Les maîtres de cithare font de même : ils s’appliquent à rendre les jeunes gens tempérants et veillent à ce qu’ils ne fassent rien de mal ; puis, quand ils leur ont appris à jouer de la cithare, ils leur font étudier les oeuvres d’autres grands poètes, les poètes lyriques, en les faisant exécuter sur l’instrument ; ils forcent ainsi les âmes des enfants à s’approprier les rythmes et les accords, pour qu’ils se rendent plus doux et que, devenus mieux rythmés et plus harmonieux, ils soient bien préparés pour la parole et pour l’action ; car toute la vie de l’homme a besoin de nombre et d’harmonie.
Après cela, on les envoie encore chez le maître de gymnastique, afin qu’ils aient un corps plus sain à mettre au service d’un esprit vertueux et ne soient pas des trembleurs à la guerre et ailleurs, par la faiblesse de leur constitution. Voilà ce qu’on fait pour l’éducation des enfants. Plus on le peut, plus on la soigne, et on le peut d’autant plus qu’on est plus riche, et ce sont les enfants des riches qui commencent le plus tôt à fréquenter l’école et qui la quittent le plus tard.

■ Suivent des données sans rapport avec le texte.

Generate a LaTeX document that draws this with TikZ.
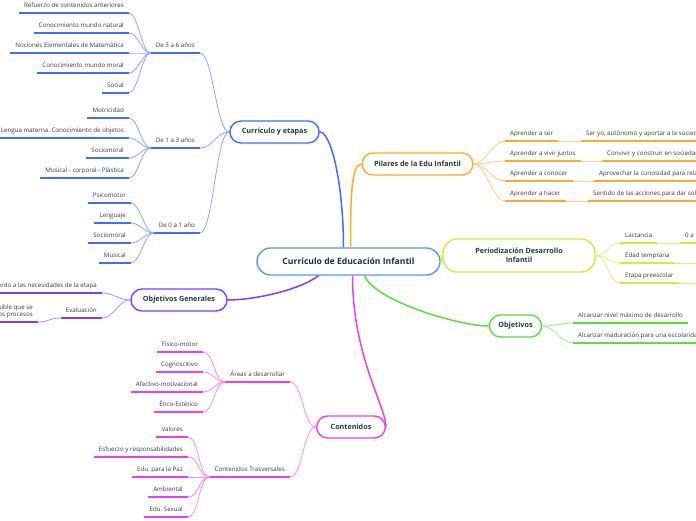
\documentclass[tikz,border=0pt]{standalone}
\usepackage{fontspec}
\setmainfont{Open Sans}
\frenchspacing

\definecolor{croot}{HTML}{5B9BD5}
\definecolor{cblue}{HTML}{3F6BFF}
\definecolor{corange}{HTML}{FFAA2A}
\definecolor{cygreen}{HTML}{C8F03C}
\definecolor{cgreen}{HTML}{55E040}
\definecolor{cpurple}{HTML}{7F3CFF}
\definecolor{cmagenta}{HTML}{F03CF0}
\definecolor{boxtext}{HTML}{1E3D36}
\definecolor{roottext}{HTML}{1B2A4A}
\definecolor{leaftext}{HTML}{3A3A3A}

\tikzset{
  box/.style={draw, line width=1.4pt, rounded corners=11pt, fill=white, minimum height=22pt,
    inner xsep=12pt, font=\fontsize{7.2}{9}\selectfont\bfseries, text=boxtext},
  leaf/.style={font=\fontsize{6.2}{7.5}\selectfont, text=leaftext, inner xsep=5pt, inner ysep=2.5pt,
    text height=4.6pt, text depth=2.5pt},
  ul/.style={line width=1.8pt},
  link/.style={line width=0.8pt},
  main/.style={line width=1.5pt},
}

\begin{document}
\begin{tikzpicture}[x=1pt, y=-1pt]
  \clip (0,0) rectangle (696,520);
  \fill[white] (0,0) rectangle (696,520);

  % Central topic
  \node[box, draw=croot, minimum width=183pt, minimum height=27pt, rounded corners=13.5pt,
    font=\fontsize{8.6}{10}\selectfont\bfseries, text=roottext] (root) at (348.5,261.5)
    {Currículo de Educación Infantil};

  % Main topics
  \node[box, draw=cblue] (curr) at (274.5,132) {Currículo y etapas};
  \node[box, draw=corange] (pil) at (417.5,164) {Pilares de la Edu Infantil};
  \node[box, draw=cygreen, minimum width=152pt, minimum height=33pt, rounded corners=14pt, align=center]
    (per) at (519,255.5) {Periodización Desarrollo\\Infantil};
  \node[box, draw=cgreen, inner xsep=9pt] (obj) at (515.5,326) {Objetivos};
  \node[box, draw=cpurple] (og) at (179,300) {Objetivos Generales};
  \node[box, draw=cmagenta, inner xsep=14pt] (cont) at (351,427) {Contenidos};

  % Main connectors
  \draw[main, cblue] ([xshift=-5pt]root.north) .. controls +(0,-60) and +(12,0) .. (curr.east);
  \draw[main, corange] ([xshift=2pt]root.north) .. controls +(0,-50) and +(-10,0) .. (pil.west);
  \draw[main, cygreen] (root.east) .. controls +(2,0) and +(-2,0) .. (per.west);
  \draw[main, cgreen] ([xshift=16pt]root.south) .. controls +(10,25) and +(-30,0) .. (obj.west);
  \draw[main, cpurple] ([xshift=-30pt]root.south) .. controls +(-20,15) and +(25,0) .. (og.east);
  \draw[main, cmagenta] ([xshift=4pt]root.south) .. controls +(0,80) and +(0,-20) .. (cont.east);

  % Curriculo y etapas: age groups
  \foreach \n/\t/\y in {d36/De 3 a 6 años/53, d13/De 1 a 3 años/148, d01/De 0 a 1 año/233} {
    \node[leaf, anchor=south east] (\n) at (200,\y) {\t};
    \draw[ul, cblue] (\n.south west) -- (\n.south east);
    \draw[link, cblue!60] (curr.west) .. controls +(-13,0) and +(13,0) .. (\n.south east);
  }
  \foreach \t/\y [count=\i] in {Refuerzo de contenidos anteriores/13, Conocimiento mundo natural/33,
      Nociones Elementales de Matemática/53, Conocimiento mundo moral/73, Social/93} {
    \node[leaf, anchor=south east] (ta\i) at (129,\y) {\t};
    \draw[ul, cblue] (ta\i.south west) -- (ta\i.south east);
    \draw[link, cblue!60] (d36.south west) .. controls +(-9,0) and +(9,0) .. (ta\i.south east);
  }
  \foreach \t/\y [count=\i] in {Motricidad/118, Lengua materna. Conocimiento de objetos/138,
      Sociomoral/158, Musical - corporal - Plástica/178} {
    \node[leaf, anchor=south east] (tb\i) at (129,\y) {\t};
    \draw[ul, cblue] (tb\i.south west) -- (tb\i.south east);
    \draw[link, cblue!60] (d13.south west) .. controls +(-9,0) and +(9,0) .. (tb\i.south east);
  }
  \foreach \t/\y [count=\i] in {Psicomotor/203, Lenguaje/223, Sociomoral/243, Musical/263} {
    \node[leaf, anchor=south east] (tc\i) at (131,\y) {\t};
    \draw[ul, cblue] (tc\i.south west) -- (tc\i.south east);
    \draw[link, cblue!60] (d01.south west) .. controls +(-9,0) and +(9,0) .. (tc\i.south east);
  }

  % Pilares
  \foreach \t/\s/\x/\y [count=\i] in {Aprender a ser/{Ser yo, autónomo y aportar a la sociedad}/581/141,
      Aprender a vivir juntos/Convivir y construir en sociedad/602/161,
      Aprender a conocer/Aprovechar la curiosidad para relacionarse/594/181,
      Aprender a hacer/Sentido de las acciones para dar soluciones/588/201} {
    \node[leaf, anchor=south west] (pa\i) at (505,\y) {\t};
    \draw[ul, corange] (pa\i.south west) -- (pa\i.south east);
    \draw[link, corange!60] (pil.east) .. controls +(12,0) and +(-12,0) .. (pa\i.south west);
    \node[leaf, anchor=south west] (pb\i) at (\x,\y) {\s};
    \draw[ul, corange] (pb\i.south west) -- (pb\i.south east);
    \draw[link, corange!60] (pa\i.south east) -- (pb\i.south west);
  }

  % Periodizacion
  \foreach \t/\y [count=\i] in {Lactancia/243, Edad temprana/263, Etapa preescolar/283} {
    \node[leaf, anchor=south west] (pe\i) at (620,\y) {\t};
    \draw[ul, cygreen] (pe\i.south west) -- (pe\i.south east);
    \draw[link, cygreen!70] (per.east) .. controls +(12,0) and +(-12,0) .. (pe\i.south west);
  }
  \node[leaf, anchor=south west] (pf1) at (680,243) {0 a 1 año};
  \draw[ul, cygreen] (pf1.south west) -- (pf1.south east);
  \draw[link, cygreen!70] (pe1.south east) -- (pf1.south west);
  \coordinate (pf2) at (696,263);
  \coordinate (pf3) at (696,283);
  \draw[link, cygreen!70] (pe2.south east) -- (pf2);
  \draw[link, cygreen!70] (pe3.south east) -- (pf3);

  % Objetivos
  \foreach \t/\y [count=\i] in {Alcanzar nivel máximo de desarrollo/323,
      Alcanzar maduración para una escolaridad/343} {
    \node[leaf, anchor=south west] (ob\i) at (573,\y) {\t};
    \draw[ul, cgreen] (ob\i.south west) -- (ob\i.south east);
    \draw[link, cgreen!60] (obj.east) .. controls +(12,0) and +(-12,0) .. (ob\i.south west);
  }

  % Objetivos Generales
  \foreach \t/\y [count=\i] in {De acuerdo a las necesidades de la etapa/293, Evaluación/318} {
    \node[leaf, anchor=south east] (og\i) at (102,\y) {\t};
    \draw[ul, cpurple] (og\i.south west) -- (og\i.south east);
    \draw[link, cpurple!60] (og.west) .. controls +(-12,0) and +(12,0) .. (og\i.south east);
  }
  \node[leaf, anchor=south east, align=right, text height=4.6pt, text depth=2.5pt]
    (ev1) at (38,322) {Lo más flexible posible que se\\adaptado a los procesos};
  \draw[ul, cpurple] (ev1.south west) -- (ev1.south east);
  \draw[link, cpurple!60] (og2.south west) .. controls +(-12,0) and +(12,0) .. (ev1.south east);

  % Contenidos
  \foreach \n/\t/\y in {are/Áreas a desarrollar/382, tra/Contenidos Trasversales/477} {
    \node[leaf, anchor=south east] (\n) at (290,\y) {\t};
    \draw[ul, cmagenta] (\n.south west) -- (\n.south east);
    \draw[link, cmagenta!60] (cont.west) .. controls +(-13,0) and +(13,0) .. (\n.south east);
  }
  \foreach \t/\y [count=\i] in {Físico-motor/352, Cognoscitivo/372, Afectivo-motivacional/392,
      Ético-Estético/412} {
    \node[leaf, anchor=south east] (ca\i) at (203,\y) {\t};
    \draw[ul, cmagenta] (ca\i.south west) -- (ca\i.south east);
    \draw[link, cmagenta!60] (are.south west) .. controls +(-11,0) and +(11,0) .. (ca\i.south east);
  }
  \foreach \t/\y [count=\i] in {Valores/437, Esfuerzo y responsabilidades/457, Edu. para la Paz/477,
      Ambiental/497, Edu. Sexual/517} {
    \node[leaf, anchor=south east] (cb\i) at (188,\y) {\t};
    \draw[ul, cmagenta] (cb\i.south west) -- (cb\i.south east);
    \draw[link, cmagenta!60] (tra.south west) .. controls +(-11,0) and +(11,0) .. (cb\i.south east);
  }
\end{tikzpicture}
\end{document}
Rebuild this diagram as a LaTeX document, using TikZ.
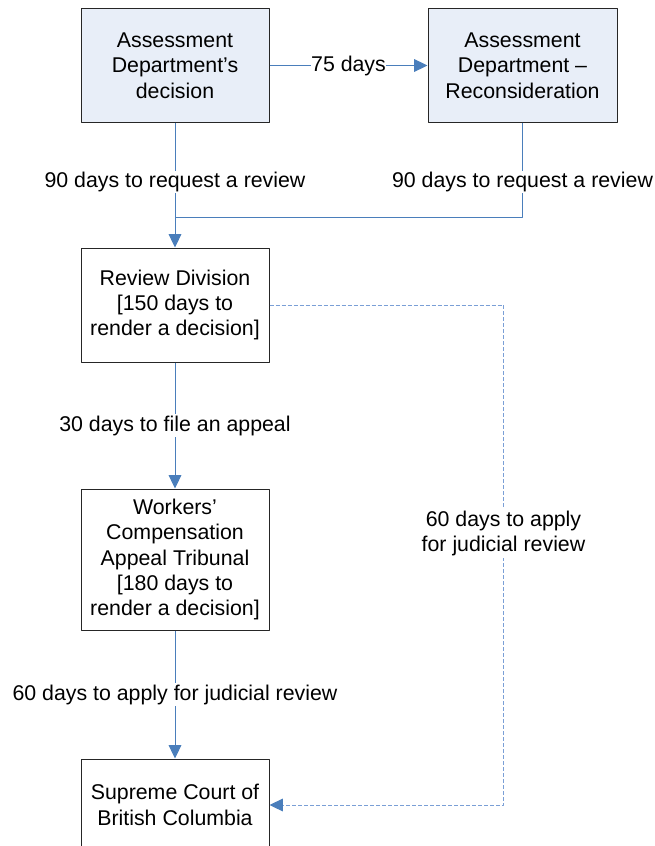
\documentclass[tikz,border=0pt]{standalone}
\usepackage{fontspec}
\setmainfont{Liberation Sans}
\usetikzlibrary{arrows.meta}
\definecolor{linkblue}{HTML}{4A7EBB}
\definecolor{dashblue}{HTML}{7A9FD6}
\definecolor{boxfill}{HTML}{E8EEF8}
\begin{document}
\begin{tikzpicture}[x=0.75pt, y=-0.75pt, font=\fontsize{16}{19.1}\selectfont, line join=round,
	box/.style={draw=black!85, line width=0.75pt, minimum width=141pt, align=center, inner sep=0pt},
	shaded/.style={box, fill=boxfill},
	link/.style={draw=linkblue, line width=0.75pt, -{Triangle[length=10pt,width=9.5pt]}},
	dlink/.style={link, draw=dashblue, dash pattern=on 3pt off 1.5pt, -{Triangle[length=10pt,width=9.5pt,color=linkblue]}},
	lbl/.style={fill=white, inner sep=1pt, align=center}]
	\useasboundingbox (0,0) rectangle (655,846);
	% boxes
	\node[shaded, minimum height=85pt] (decision) at (175,65.5) {Assessment\\Department’s\\decision};
	\node[shaded, minimum height=85pt, minimum width=141.75pt] (recon) at (522.5,65.5) {Assessment\\Department –\\Reconsideration};
	\node[box, minimum height=85.5pt] (review) at (175,305) {Review Division\\{[}150 days to\\render a decision{]}};
	\node[box, minimum height=105.75pt] (wcat) at (175,559.5) {Workers’\\Compensation\\Appeal Tribunal\\{[}180 days to\\render a decision{]}};
	\node[box, minimum height=69pt] (court) at (175,805) {Supreme Court of\\British Columbia};
	\coordinate (join) at (175,217);
	% connectors
	\draw[link] (decision) -- node[lbl, inner sep=0pt] (l75) {75 days} (recon);
	\draw[link] (decision) -- node[lbl, pos=0.476] (lreq) {90 days to request a review} (review);
	\draw[link, -] (recon) -- node[lbl, pos=0.63] (lreqr) {90 days to request a review} (recon.south |- join) -- (join);
	\draw[link] (review) -- node[lbl] (lappeal) {30 days to file an appeal} (wcat);
	\draw[link] (wcat) -- node[lbl] (ljud) {60 days to apply for judicial review} (court);
	\draw[dlink] (review.east) -- ++(234,0) coordinate (dtop)
		-- node[lbl, pos=0.457] (ljud2) {60 days to apply\\for judicial review} (dtop |- court.east)
		-- (court.east);
\end{tikzpicture}
\end{document}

Quand ils sortent des mains des maîtres, la cité à son tour leur fait apprendre ses lois et régler leur conduite sur elles, comme sur un modèle, au lieu de les laisser faire à leur tête et suivre leur fantaisie. Tout comme les maîtres d’école tracent des lignes avec leur stylet pour les enfants qui ne savent pas encore écrire, puis leur mettent en main les tablettes et les font écrire en suivant ces lignes, ainsi la cité a tracé les lois inventées jadis par de vertueux législateurs, et elle exige qu’on gouverne et qu’on se laisse gouverner par ces lois, et punit ceux qui les transgressent ; et cette punition s’appelle chez vous et en beaucoup d’autres endroits redressement, parce que le but du châtiment est de redresser. Après tant de soins donnés à la vertu, en particulier comme en public, peux-tu bien t’étonner, Socrate, et douter que la vertu puisse être enseignée ? Loin de le trouver surprenant, il faudrait bien plutôt s’étonner du contraire.